• **Objective**
Retype exactly the lines from the first one through the line with "(0,0) rectangle (457,325);", including both ends; skip any pictures.

• **Recorded information**
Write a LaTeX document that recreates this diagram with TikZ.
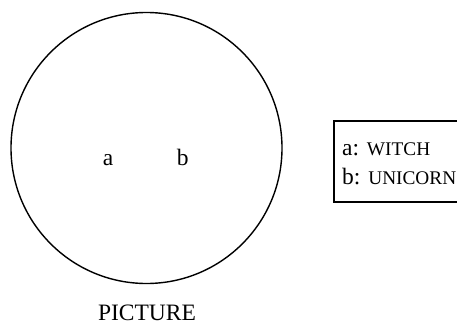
\documentclass[tikz,border=0pt]{standalone}
\usepackage{fontspec}
\setmainfont{Liberation Serif}
\usetikzlibrary{positioning}

\newcommand{\fakesc}[1]{{\fontsize{19.3}{23}\selectfont #1}}

\tikzset{
    txt/.style={font=\fontsize{23.5}{28.2}\selectfont, inner sep=0pt},
    pic circle/.style={draw, circle, line width=1.4pt, minimum size=271pt, inner sep=0pt},
    legend box/.style={draw, line width=1.4pt, minimum width=134pt, minimum height=81pt, inner sep=0pt}
}

\begin{document}
\begin{tikzpicture}[x=1pt,y=1pt]

\useasboundingbox (0,0) rectangle (457,325);

% Picture
\node[pic circle] (pic) at (146.5,177) {};
\node[txt,anchor=base] (a) at (108,159.3) {a};
\node[txt,anchor=base] (b) at (182.7,159.3) {b};
\node[txt,anchor=base] (caption) at (147,5) {PICTURE};

% Legend
\node[legend box] (legend) at (401,163.5) {};
\node[txt,anchor=base west] (witch) at (342,169.5) {a: \fakesc{WITCH}};
\node[txt,anchor=base west] (unicorn) at (342,141) {b: \fakesc{UNICORN}};

\end{tikzpicture}
\end{document}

• **Exercise result**
Write a LaTeX document that recreates this diagram with TikZ.
\documentclass[tikz,border=0pt]{standalone}
\usepackage{fontspec}
\setmainfont{Liberation Serif}
\usetikzlibrary{positioning}

\newcommand{\fakesc}[1]{{\fontsize{19.3}{23}\selectfont #1}}

\tikzset{
    txt/.style={font=\fontsize{23.5}{28.2}\selectfont, inner sep=0pt},
    pic circle/.style={draw, circle, line width=1.4pt, minimum size=271pt, inner sep=0pt},
    legend box/.style={draw, line width=1.4pt, minimum width=134pt, minimum height=81pt, inner sep=0pt}
}

\begin{document}
\begin{tikzpicture}[x=1pt,y=1pt]

\useasboundingbox (0,0) rectangle (457,325);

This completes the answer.